━━ Supplied material ━━

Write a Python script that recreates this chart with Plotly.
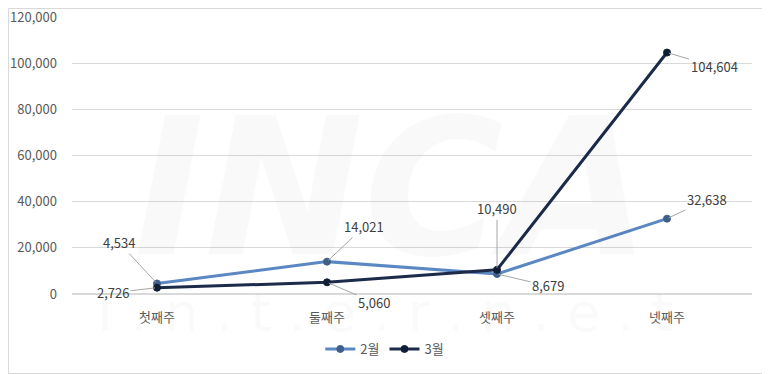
import plotly.graph_objects as go

categories = ["첫째주", "둘째주", "셋째주", "넷째주"]
series_names = ["2월", "3월"]
feb_values = [4534, 14021, 8679, 32638]
mar_values = [2726, 5060, 10490, 104604]
y_ticks = [0, 20000, 40000, 60000, 80000, 100000, 120000]

# label offsets (pixels) for the callout labels
feb_offsets = [(-38, -41), (37, -35), (51, 12), (40, -19)]
mar_offsets = [(-44, 5), (47, 20), (0, -61), (47, 14)]

FONT = "Noto Sans CJK KR"
# page body has an 8px margin, so the figure is sized to fit inside the window
W, H = 762, 366
ML, MR, MT, MB = 64, 18, 9, 80
PW, PH = W - ML - MR, H - MT - MB

fig = go.Figure()
fig.add_trace(go.Scatter(
    x=categories, y=feb_values, name=series_names[0], mode="lines+markers",
    line=dict(color="#5B87C2", width=3),
    marker=dict(color="#3F5E89", size=7, line=dict(color="#3F5E89", width=1)),
))
fig.add_trace(go.Scatter(
    x=categories, y=mar_values, name=series_names[1], mode="lines+markers",
    line=dict(color="#1C2B4A", width=3),
    marker=dict(color="#101D36", size=7, line=dict(color="#101D36", width=1)),
))

annotations = []
# faint watermark
annotations.append(dict(text="<b><i>INCA</i></b>", x=0.47, y=0.38, xref="paper", yref="paper",
                        showarrow=False, font=dict(family="DejaVu Sans", size=190,
                                                   color="rgba(0,0,0,0.022)")))
annotations.append(dict(text="I . n . t . e . r . n . e . t", x=0.46, y=(-52) / PH, xref="paper",
                        yref="paper", showarrow=False,
                        font=dict(family="DejaVu Sans", size=54, color="rgba(0,0,0,0.02)")))

for vals, offs in ((feb_values, feb_offsets), (mar_values, mar_offsets)):
    for c, v, (ax, ay) in zip(categories, vals, offs):
        annotations.append(dict(
            x=c, y=v, text=f"{v:,}", showarrow=True, arrowhead=0, arrowwidth=1,
            arrowcolor="#A6A6A6", ax=ax, ay=ay, standoff=2,
            font=dict(family=FONT, size=13, color="#404040"),
        ))

fig.update_layout(
    width=W, height=H,
    margin=dict(l=ML, r=MR, t=MT, b=MB, autoexpand=False),
    paper_bgcolor="white", plot_bgcolor="white",
    font=dict(family=FONT, size=13, color="#595959"),
    showlegend=True,
    legend=dict(orientation="h", x=0.46, xanchor="center", y=-55 / PH, yanchor="middle",
                font=dict(family=FONT, size=13, color="#595959"),
                tracegroupgap=0),
    annotations=annotations,
    shapes=[dict(type="rect", xref="paper", yref="paper",
                 x0=(-ML + 0.5) / PW, x1=(PW + MR - 0.5) / PW,
                 y0=(-MB + 0.5) / PH, y1=(PH + MT - 0.5) / PH,
                 line=dict(color="#D9D9D9", width=1), layer="below")],
)
fig.update_xaxes(range=[-0.5, len(categories) - 0.5], showgrid=False, showline=False,
                 zeroline=False, ticks="", automargin=False,
                 ticklabelstandoff=14, tickfont=dict(size=13, color="#595959"))
fig.update_yaxes(range=[0, 120000], tickvals=y_ticks, tickformat=",", showgrid=True,
                 gridcolor="#D9D9D9", gridwidth=1, zeroline=True, zerolinecolor="#D9D9D9",
                 showline=False, ticks="", ticklabelstandoff=14, automargin=False,
                 ticklabeloverflow="allow",
                 tickfont=dict(size=13, color="#595959"))

fig.write_html("out.html")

━━━

The exercise:
In the copy, include no pictures; restate the listing above exactly.

Exercise solution:
Write a Python script that recreates this chart with Plotly.
import plotly.graph_objects as go

categories = ["첫째주", "둘째주", "셋째주", "넷째주"]
series_names = ["2월", "3월"]
feb_values = [4534, 14021, 8679, 32638]
mar_values = [2726, 5060, 10490, 104604]
y_ticks = [0, 20000, 40000, 60000, 80000, 100000, 120000]

# label offsets (pixels) for the callout labels
feb_offsets = [(-38, -41), (37, -35), (51, 12), (40, -19)]
mar_offsets = [(-44, 5), (47, 20), (0, -61), (47, 14)]

FONT = "Noto Sans CJK KR"
# page body has an 8px margin, so the figure is sized to fit inside the window
W, H = 762, 366
ML, MR, MT, MB = 64, 18, 9, 80
PW, PH = W - ML - MR, H - MT - MB

fig = go.Figure()
fig.add_trace(go.Scatter(
    x=categories, y=feb_values, name=series_names[0], mode="lines+markers",
    line=dict(color="#5B87C2", width=3),
    marker=dict(color="#3F5E89", size=7, line=dict(color="#3F5E89", width=1)),
))
fig.add_trace(go.Scatter(
    x=categories, y=mar_values, name=series_names[1], mode="lines+markers",
    line=dict(color="#1C2B4A", width=3),
    marker=dict(color="#101D36", size=7, line=dict(color="#101D36", width=1)),
))

annotations = []
# faint watermark
annotations.append(dict(text="<b><i>INCA</i></b>", x=0.47, y=0.38, xref="paper", yref="paper",
                        showarrow=False, font=dict(family="DejaVu Sans", size=190,
                                                   color="rgba(0,0,0,0.022)")))
annotations.append(dict(text="I . n . t . e . r . n . e . t", x=0.46, y=(-52) / PH, xref="paper",
                        yref="paper", showarrow=False,
                        font=dict(family="DejaVu Sans", size=54, color="rgba(0,0,0,0.02)")))

for vals, offs in ((feb_values, feb_offsets), (mar_values, mar_offsets)):
    for c, v, (ax, ay) in zip(categories, vals, offs):
        annotations.append(dict(
            x=c, y=v, text=f"{v:,}", showarrow=True, arrowhead=0, arrowwidth=1,
            arrowcolor="#A6A6A6", ax=ax, ay=ay, standoff=2,
            font=dict(family=FONT, size=13, color="#404040"),
        ))

fig.update_layout(
    width=W, height=H,
    margin=dict(l=ML, r=MR, t=MT, b=MB, autoexpand=False),
    paper_bgcolor="white", plot_bgcolor="white",
    font=dict(family=FONT, size=13, color="#595959"),
    showlegend=True,
    legend=dict(orientation="h", x=0.46, xanchor="center", y=-55 / PH, yanchor="middle",
                font=dict(family=FONT, size=13, color="#595959"),
                tracegroupgap=0),
    annotations=annotations,
    shapes=[dict(type="rect", xref="paper", yref="paper",
                 x0=(-ML + 0.5) / PW, x1=(PW + MR - 0.5) / PW,
                 y0=(-MB + 0.5) / PH, y1=(PH + MT - 0.5) / PH,
                 line=dict(color="#D9D9D9", width=1), layer="below")],
)
fig.update_xaxes(range=[-0.5, len(categories) - 0.5], showgrid=False, showline=False,
                 zeroline=False, ticks="", automargin=False,
                 ticklabelstandoff=14, tickfont=dict(size=13, color="#595959"))
fig.update_yaxes(range=[0, 120000], tickvals=y_ticks, tickformat=",", showgrid=True,
                 gridcolor="#D9D9D9", gridwidth=1, zeroline=True, zerolinecolor="#D9D9D9",
                 showline=False, ticks="", ticklabelstandoff=14, automargin=False,
                 ticklabeloverflow="allow",
                 tickfont=dict(size=13, color="#595959"))

fig.write_html("out.html")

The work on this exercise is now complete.